We talk about my father (Baba, as the children call him) and how he was also born in New York City. “It was a different time,” I explain. “He was born in between the two World Wars. His father came here to America, to New York City, when he was younger than you are now with nothing but the clothes on his back.” Her eyes get wide and I can see she is curious but concerned. “Was Baba’s father ok? Did he come to Ellis Island alone?” I explain how he came with his father and left his mother and siblings behind. How he got very sick on the journey to America and believed he died and came back to life. How his first apartment was on Bedford Street in Greenwich Village and how, decades later as a young adult just out of college, unaware of the living history I was about to embrace, my first apartment in New York City was on Bedford Street, too. I explain how my grandfather worked hard his whole life and managed to save enough to buy a house when my father was older. How when he was young, before my grandfather purchased the house, they didn’t have a freezer. I theorized that this is why to this day my father prefers room temperature foods. “Except for his peach yogurts and frozen marshmallow twists,” my daughter says with a sweet smile. I love that they know their grandparents well enough to appreciate and celebrate their idiosyncrasies.

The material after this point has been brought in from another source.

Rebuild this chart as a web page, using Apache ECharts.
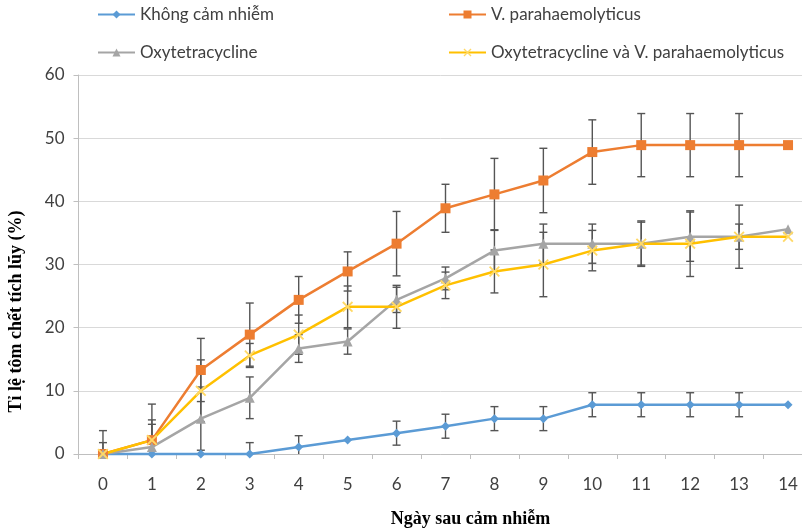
<!DOCTYPE html>
<html>
<head>
<meta charset="utf-8">
<script src="https://cdn.jsdelivr.net/npm/echarts@6/dist/echarts.min.js"></script>
<style>html,body{margin:0;padding:0;background:#fff}#c{width:802px;height:529px}</style>
</head>
<body>
<div id="c"></div>
<script>
const days = ['0','1','2','3','4','5','6','7','8','9','10','11','12','13','14'];
const yTicks = [0,10,20,30,40,50,60];

const seriesNames = ['Không cảm nhiễm','V. parahaemolyticus','Oxytetracycline','Oxytetracycline và V. parahaemolyticus'];

const blue   = [0,0,0,0,1.1,2.2,3.3,4.4,5.6,5.6,7.8,7.8,7.8,7.8,7.8];
const orange = [0,2.2,13.3,18.9,24.4,28.9,33.3,38.9,41.1,43.3,47.8,48.9,48.9,48.9,48.9];
const gray   = [0,1.1,5.6,8.9,16.7,17.8,24.4,27.8,32.2,33.3,33.3,33.3,34.4,34.4,35.6];
const yellow = [0,2.2,10.0,15.6,18.9,23.3,23.3,26.7,28.9,30.0,32.2,33.3,33.3,34.4,34.4];

const blueSD   = [0,0,0,1.8,1.8,0,1.9,1.9,1.9,1.9,1.9,1.9,1.9,1.9,0];
const orangeSD = [3.7,5.7,5.0,5.0,3.7,3.1,5.1,3.8,5.7,5.1,5.1,5.0,5.0,5.0,0];
const graySD   = [0,3.6,5.0,3.3,2.2,2.0,2.0,1.8,3.3,3.1,3.1,3.6,3.9,5.0,0];
const yellowSD = [1.8,3.2,4.9,1.9,3.1,3.3,3.4,2.1,3.4,5.1,3.2,3.4,5.2,2.0,0];

const colors = ['#5B9BD5','#ED7D31','#A5A5A5','#FFC000'];
const xSym = 'path://M0,1.2L1.2,0L5,3.8L8.8,0L10,1.2L6.2,5L10,8.8L8.8,10L5,6.2L1.2,10L0,8.8L3.8,5Z';

function errData(vals, sds){ return vals.map((v,i)=>[i, v, sds[i]]); }

function errSeries(vals, sds){
  return {
    type:'custom', z:1, silent:true, clip:false,
    data: errData(vals, sds),
    renderItem: function(params, api){
      const i = api.value(0), v = api.value(1), sd = api.value(2);
      if(!sd) return null;
      const hi = v + sd, loRaw = v - sd, lo = Math.max(0, loRaw);
      const pH = api.coord([i, hi]), pL = api.coord([i, lo]);
      const w = 4;
      const st = {stroke:'#555', lineWidth:1.4};
      const ch = [
        {type:'line', shape:{x1:pH[0],y1:pH[1],x2:pL[0],y2:pL[1]}, style:st},
        {type:'line', shape:{x1:pH[0]-w,y1:pH[1],x2:pH[0]+w,y2:pH[1]}, style:st}
      ];
      if(loRaw >= 0) ch.push({type:'line', shape:{x1:pL[0]-w,y1:pL[1],x2:pL[0]+w,y2:pL[1]}, style:st});
      return {type:'group', children:ch};
    }
  };
}

const lineBase = {type:'line', z:3, animation:false, clip:false};

const chart = echarts.init(document.getElementById('c'));
const legendText = {fontFamily:'Lato', fontSize:17, color:'#404040'};
function lg(name, left, top){
  return {data:[name], left:left, top:top, padding:0, itemWidth:37, itemHeight:10, textStyle:legendText, selectedMode:false};
}
chart.setOption({
  animation:false,
  color: colors,
  legend: [
    lg(seriesNames[0], 97, 6),
    lg(seriesNames[1], 448, 6),
    lg(seriesNames[2], 97, 44),
    lg(seriesNames[3], 448, 44)
  ],
  grid:{left:78.5, width:734, top:75, height:379, outerBoundsMode:'none', containLabel:false},
  xAxis:{
    type:'category', data: days, boundaryGap:true,
    axisLine:{lineStyle:{color:'#BFBFBF', width:1}},
    axisTick:{show:true, length:5, lineStyle:{color:'#BFBFBF'}},
    axisLabel:{fontFamily:'Lato', fontSize:17, color:'#404040', margin:22},
    name:'Ngày sau cảm nhiễm', nameLocation:'middle', nameGap:56,
    nameTextStyle:{fontFamily:'Liberation Serif', fontWeight:'bold', fontSize:18, color:'#000', padding:[0,0,0,50]}
  },
  yAxis:{
    type:'value', min:0, max:60, interval:10,
    axisLine:{show:true, lineStyle:{color:'#BFBFBF', width:1}},
    axisTick:{show:true, length:5, lineStyle:{color:'#BFBFBF'}},
    splitLine:{lineStyle:{color:'#D9D9D9', width:1}},
    axisLabel:{fontFamily:'Lato', fontSize:17, color:'#404040', margin:14,
      formatter: v => yTicks.includes(v) ? String(v) : ''},
    name:'Tỉ lệ tôm chết tích lũy (%)', nameLocation:'middle', nameGap:53,
    nameTextStyle:{fontFamily:'Liberation Serif', fontWeight:'bold', fontSize:18, color:'#000', padding:[0,94,0,0]}
  },
  series:[
    errSeries(blue, blueSD),
    errSeries(orange, orangeSD),
    errSeries(gray, graySD),
    errSeries(yellow, yellowSD),
    Object.assign({}, lineBase, {name:seriesNames[0], data:blue, symbol:'diamond', symbolSize:9, itemStyle:{color:colors[0]}, lineStyle:{width:2.5, color:colors[0]}}),
    Object.assign({}, lineBase, {name:seriesNames[1], data:orange, symbol:'rect', symbolSize:10, itemStyle:{color:colors[1]}, lineStyle:{width:2.5, color:colors[1]}}),
    Object.assign({}, lineBase, {name:seriesNames[2], data:gray, symbol:'triangle', symbolSize:10, itemStyle:{color:colors[2]}, lineStyle:{width:2.5, color:colors[2]}}),
    Object.assign({}, lineBase, {name:seriesNames[3], data:yellow, symbol:xSym, symbolSize:11, itemStyle:{color:'#FFD966'}, lineStyle:{width:2.5, color:colors[3]}})
  ]
});
</script>
</body>
</html>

I tell her about my grandfathers maroon Dodge Dart and how when my grandfather could no longer drive, the car stayed with us. I tell her about how my father would drive like a race car driver, and how we would we slide side-to-side in the connected back seat. “Once Baba was driving in a snowstorm and the car slid all over the road,” I began. “Baba was so calm. He just lifted his hands off of the steering wheel and didn’t fight the sideways momentum. He knew that the power of the moving car was greater than anything he could control so he let us coast. So there we were in this huge maroon clunker careening (safely) and ended up on top of a snowbank.” She took a minute. ”Was Baba a good driver?” she gently asked. I laughed and tucked her long hair behind her ear. “Not really, but he was that day.”

I wonder what stories my children and grandchildren will pass on to their families after I’m gone. I submit to the swirl of impossible knowing how we will be viewed and understood after we are gone. She asks me about death. “You want to be cremated and buried with a tree, right?” I explain that I always thought that would be a beautiful resting spot. How I don’t feel the need for a casket or to be buried in a cemetery. “I’m going to have an area someday where we can all be buried together. Like a patch of grass,” she imagines. She has always had a sense of ritual and was fascinated with funerals when she was younger. She used to carry out backyard ceremonies for lost hermit crabs, fish, even birds who had fallen victim to our cats afternoon play. “Herein lies Hermie,” one headstone read. I was fascinated by her fascination and oddly comforted by her desire to usher these creatures into the afterlife with love and kindness.

We discuss family burial plots and how as time goes by it gets harder and harder for entire families to stay physically all together, in life and in death. “Yeah, I get it,” she laments. The conversation drifts back to divorce and our shifting family dynamic. I use the term “modern family” and she shrugs a bit. “I think of it like less of a modern family and more like a strange changing dynamic with many unknowns,” she looks down with a slightly wistful look in her eyes. “The good news is we are all connected,” I offer. “No matter what. Nothing and no one can change that. And how lucky are we that we get to have so many cool chapters? So many cool experiences with so many cool people?” She is quiet but listening intently. I continue to remind her that some people may come and go but we, her family, are here for her, no matter what. How our love knows no bounds and has no expiration date. How we may not always understand everything all the time but together we will help make sense of it all. How in the end life is beautiful and we are blessed. How the circle grows and we, despite the apprehension and necessary adjustments, inevitably will grow with it, too.

She changes the subject and tells me about a recent sledding adventure she had when she was at her dads. “We made a trail in the driveway,” she explains. “It wasn’t super steep or anything but it was enough for us to get some air.” I tell her about a time my brother and I went sledding as little kids and he decided to go down the hill standing on the sled instead of sitting down. “Lala must have had a heart attack seeing her toddler going down a big hill like that!” I smile and tell her that while my mom (Lala) was worried about my brother she also knew he was an adventurer at heart and had faith that he would make it down safely.

A few minutes go by as we linger on the bed. She is leaning into me and I can feel her long hair braising my arm. She lifts her head. “Is being a mother hard?” she asks. “It can be very hard,” I respond. “But the hard parts are far outweighed by the wonderful parts.” She was quiet for a moment then looked up at me with her big, beautiful brown eyes and said, ”It can be hard being a daughter, too. But I have a wonderful mother, which helps.”